Now, the Standard Digital tackled this important topic on their weekly Twitter Spaces Forum, #In my opinion, discussing the safety concerns that may arise while using public transport, and how to deal with them. Over 1000 Kenyans listened in and participated.
The forum tackled not only abuse but other safety concerns that may arise, including accidents and theft on the road.
The first issue the group questioned was whether men feel as unsafe as women might while boarding public means - or whether it is an issue mainly facing the ladies.
Standard Group’s Brian Okoth was in attendance, and he expressed that although the dynamics of feeling unsafe may differ between the genders, it is something they both experience.
“For men, it is not anchored on sexual harassment alone; unless in rare instances. For us, the aspect of not feeling safe comes about when you suspect that there may be robbers in the vehicle,” Brian said.
He added: “There are certain routes or matatus that you fear boarding - first because the crew looks rowdy and easily provoked. Then there are those people who look suspicious. I have, however, witnessed women being sexually harassed. You will find them trying to find their way in a crowded matatu and someone just takes advantage of that moment.”

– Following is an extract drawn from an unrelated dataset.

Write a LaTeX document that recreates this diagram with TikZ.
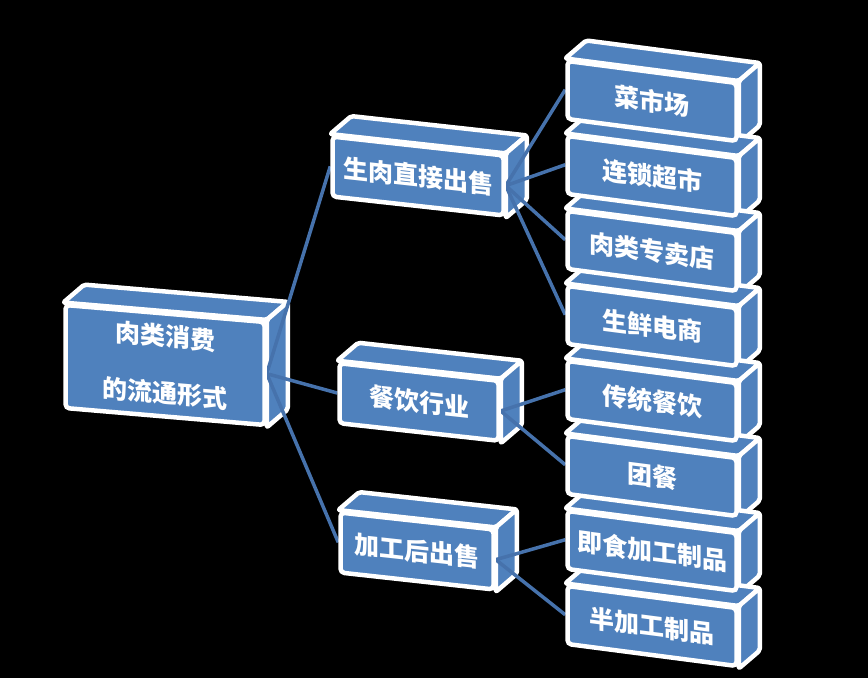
\documentclass[tikz,border=0pt]{standalone}
\usepackage{fontspec}
\newfontfamily\cjk{Noto Sans CJK SC}
\definecolor{blk}{RGB}{79, 129, 189}
\definecolor{lnk}{RGB}{70, 114, 172}
\pgfdeclarelayer{bg}
\pgfdeclarelayer{mid}
\pgfsetlayers{bg,mid,main}

\begin{document}
\begin{tikzpicture}[x=1pt, y=-1pt]
    \tikzstyle{cube} = [rectangle, draw=white, line width=4.5pt, fill=blk, rounded corners=4pt,
    text=white, align=center, inner sep=2pt, font=\cjk\bfseries\fontsize{25}{30}\selectfont];
    \tikzstyle{rootcube} = [cube, minimum width=199pt, minimum height=103pt, yslant=-0.085,
    font=\cjk\bfseries\fontsize{25}{57}\selectfont];
    \tikzstyle{midcube} = [cube, minimum height=60pt, yslant=-0.11];
    \tikzstyle{leafcube} = [cube, minimum width=169pt, minimum height=58pt, yslant=-0.13];
    \tikzstyle{face} = [draw=white, line width=4.5pt, fill=blk, rounded corners=2pt, line join=round];
    \tikzstyle{link} = [draw=lnk, line width=3.5pt];

    \begin{pgfonlayer}{bg}
      \fill[black] (0,0) rectangle (868,678);
    \end{pgfonlayer}
    \useasboundingbox (0,0) rectangle (868,678);

    % root
    \node [rootcube] (circ) at (165,365) {肉类消费\\的流通形式};
    % second level
    \node [midcube, minimum width=171pt] (raw) at (418,176) {生肉直接出售};
    \node [midcube, minimum width=159pt] (cater) at (419,402) {餐饮行业};
    \node [midcube, minimum width=153pt] (proc) at (417,551) {加工后出售};
    % leaves
    \node [leafcube] (market) at (652,101) {菜市场};
    \node [leafcube] (chain) at (652,176) {连锁超市};
    \node [leafcube] (shop) at (652,251) {肉类专卖店};
    \node [leafcube] (online) at (652,326) {生鲜电商};
    \node [leafcube] (trad) at (652,401) {传统餐饮};
    \node [leafcube] (group) at (652,476) {团餐};
    \node [leafcube] (ready) at (652,551) {即食加工制品};
    \node [leafcube] (semi) at (652,626) {半加工制品};

    \begin{pgfonlayer}{mid}
      % top and side faces
      \foreach \n in {circ,raw,cater,proc,market,chain,shop,online,trad,group,ready,semi} {
        \path [face] (\n.north west) -- ([shift={(21,-18)}]\n.north west)
          -- ([shift={(21,-18)}]\n.north east) -- (\n.north east) -- cycle;
        \path [face] (\n.north east) -- ([shift={(21,-18)}]\n.north east)
          -- ([shift={(21,-18)}]\n.south east) -- (\n.south east) -- cycle;
      }
      % links
      \foreach \t in {raw,cater,proc}
        \draw [link] (circ.east) -- (\t.west);
      \foreach \t in {market,chain,shop,online}
        \draw [link] (raw.east) -- (\t.west);
      \foreach \t in {trad,group}
        \draw [link] (cater.east) -- (\t.west);
      \foreach \t in {ready,semi}
        \draw [link] (proc.east) -- (\t.west);
    \end{pgfonlayer}
\end{tikzpicture}
\end{document}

One Jane Wanjiru described how tasking it can be to safely board a matatu, especially for the elderly.
“Some matatu crew are so rough in their goals to fill up the vehicle, that they will surround even an old woman and drag her into the matatu before she can decide where she wants to go. That matter of grabbing someone and their luggage and pushing them into the matatu has to stop,” said Jane, dubbing it outright harassment.
She added: “If you are surrounded by three boys trying to get you to board, that is the point where you can also be pickpocketed.”
Obina pointed out that it is the matatu sacco’s responsibility to hear complaints from the public and respond with appropriate measures, but many fail in their duties, keeping rowdy crews on the road.
“It is different for a cab because the service or treatment you get there is solely based on the personal integrity of the driver ferrying you. Not all boda boda riders are bad, but there are those who are in the industry to tarnish the name of the profession.”
Other speakers pointed out red flags that one can look at when boarding a cab or matatu, such as the registration details differing from those on the app requested.
Justus Kirigwa, who runs the cab-hailing firm PTG, agreed there are major issues with public transportation, and said it is up to law enforcement to ensure these incidences are handled.
“It should not be up to you to tell a speeding driver to slow down, the enforcement should hold them accountable before they put clients at risk.”
Philip Wanyori, who works with Little Cab said the app considers both the rider’s safety and that of the passengers in their set-up.
“We have a special feature on our app called the SOS. So when you order a ride, you will see it on the top left. If you have any issue with the driver, especially conflict-related, press that feature then we can track the ride and sort out the problem.”